Maybe we need a new way of looking at it?

By Richard Kessler
Naturally, those working in the arts field would speak in terms of "engaging experiences with works of art." Or "future demand for arts." 

These concepts don't have much traction in schools. The future demand issue, well, your average parent isn't all that keen about a child being viewed as a future (or present) commodity. And, well, I think most educators might wonder what an" engaging experience with a work of art really means."

More and more, I've been thinking about how we can tie arts education to the fundamental well being of our children and their development as human beings. What about arts education as a children's health issue, leapfrogging over the lexicon of the arts industry, that serves as a common language for the industry, but fails to resonate with those in the center of education?

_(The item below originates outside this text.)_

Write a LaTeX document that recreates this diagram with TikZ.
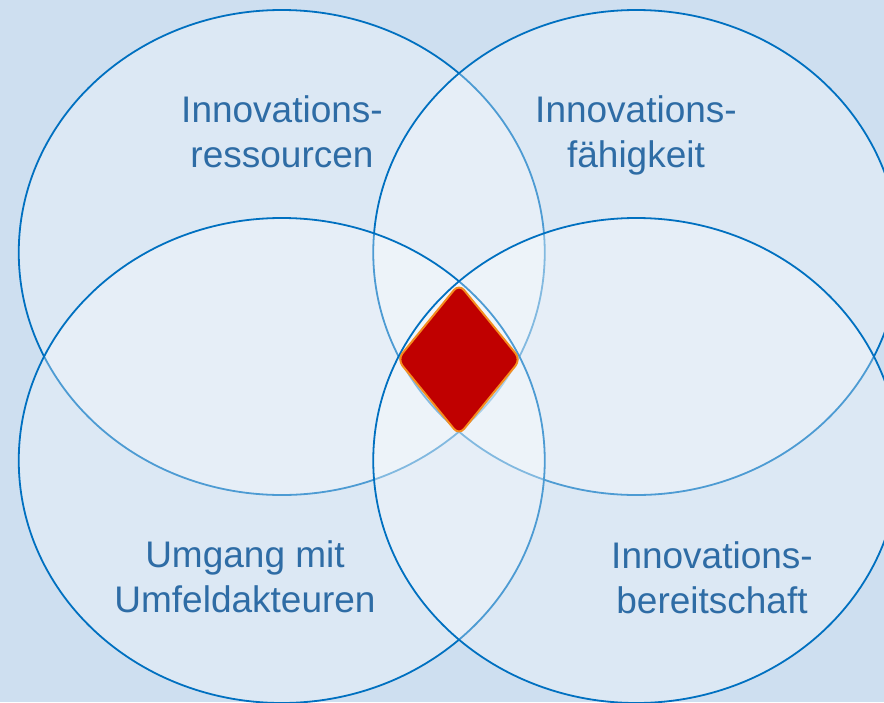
\documentclass[tikz,border=0pt]{standalone}
\usepackage{fontspec}
\setmainfont{Liberation Sans}
\usetikzlibrary{shapes.geometric}
\definecolor{bgblue}{RGB}{206,223,240}
\definecolor{ringblue}{RGB}{0,112,192}
\definecolor{textblue}{RGB}{46,108,165}
\definecolor{kernred}{RGB}{192,0,0}
\definecolor{kernorange}{RGB}{245,140,30}

\begin{document}
\begin{tikzpicture}[x=1pt,y=-1pt]

  \useasboundingbox (0,0) rectangle (884,702);
  \clip (0,0) rectangle (884,702);
  \fill[bgblue] (0,0) rectangle (884,702);

  \begin{scope}[every node/.style={ellipse,draw=ringblue,line width=1.8pt,fill=white,fill opacity=0.3,draw opacity=1,minimum width=526pt,minimum height=485pt,inner sep=0pt}]
    \node (ress)   at (281.75,252.5) {};
    \node (faeh)   at (636.25,252.5) {};
    \node (umf)    at (281.75,460.5) {};
    \node (bereit) at (636.25,460.5) {};
  \end{scope}

  \node[diamond,draw=kernorange,line width=2pt,fill=kernred,rounded corners=8pt,minimum width=124pt,minimum height=152pt,inner sep=0pt] (kern) at (459,359.5) {};

  % base = baseline of the last line
  \begin{scope}[every node/.style={align=center,anchor=base,text=textblue,font=\fontsize{37}{44.5}\selectfont,inner sep=0pt}]
    \node (ress-txt)   at (282,167) {Innovations-\\ressourcen};
    \node (faeh-txt)   at (636,167) {Innovations-\\fähigkeit};
    \node (umf-txt)    at (245,612) {Umgang mit\\Umfeldakteuren};
    \node (bereit-txt) at (712,613) {Innovations-\\bereitschaft};
  \end{scope}

\end{tikzpicture}
\end{document}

December 1, 2008 4:13 AM | | Comments (1) |


Richard's correct from the standpoint that arts education is not in our schools to create demand for the arts. The fact that arts education can aid in this area is an important benefit. However, having ALL children (and we should be clear... arts education is for EVERY child), have access to, and benefit from, active participation in the arts is to help develop a creative, engaged and contributing citizen.

I have long said in my 20+ years of work in the field that we do not teach the arts to create great artists or arts consumers... we teach the arts to create great people.

Supporting arts education in our schools because there is a connection to increased participation is certainly a viable strategy (and one I support). But it should never be viewed as the reason for teaching the arts.